A Articulação publicou no fim do ano passado uma carta denúncia reivindicando a participação informada para a população do Paraopeba e descrevendo outras violações cometidas pela Vale na região. As ações que serão realizadas durante marco dos dois anos do crime da Vale em Brumadinho continuarão dando visibilidade em nível nacional e internacional a esses conflitos. Acompanhe a programação e nos ajude a divulgar.
Programação
Campanha Rompendo a Máscara especial Brumadinho – todas as quintas-feiras do mês de janeiro
Lançamento Ep#05 do Podcast Vozes que Vale(m) sobre Brumadinho – 25 de janeiro às 13h
Projeções de denúncia em Belo Horizonte – 25 de janeiro à noite
Live Territórios Minerários: muito além da lama parte 2 – 28 de janeiro às 19h
*O trecho que abre este texto faz parte da poesia intitulada “Brumadinho Revisitada” escrita por Charles Trocate, educador popular e companheiro do Movimento Nacional pela Soberania Popular da Mineração (MAM).
BRUMADINHO REVISITADA
pela madrugada
o sal na moleira
e o ícone daquela geração
[soberba
prefere a lama
ante à água
com mãos mecânicas regojizam a
[geologia
daquela serra outonal
[em intimo duelo
arrasto pela lírica-o toldo sangue e a economia dos seus abismos que predam corações]

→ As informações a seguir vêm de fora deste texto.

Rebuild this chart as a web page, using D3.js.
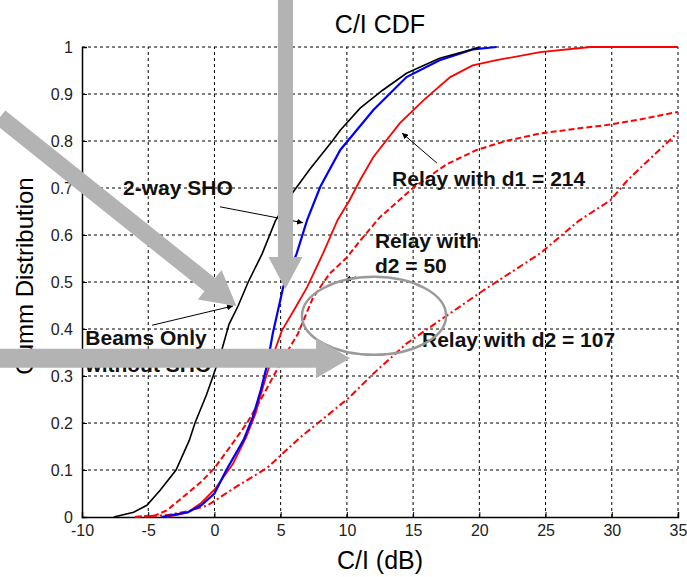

senhores-essa sintaxe masculina do poder
o apregoado dos olhos denota
é o favo agudo que estrondas a pedra
[derradeira
os afazeres do grito
o alfazema do jardim e teu pulso
o relicário antigo
a criança que já não podemos ver o gesto
há em ordem alfabética um silêncio andante
chega-gritará os outros?
a estética do ferro desbotou o horizonte
e os cadáveres
implicarão novos dízimos
outras violetas que a nação
[apodrecem
eu beijei
um a um membro efetivo da canga mineral- são os animais que bestializamos
e tornamos sal e estrume esquecidos no objeto industrial.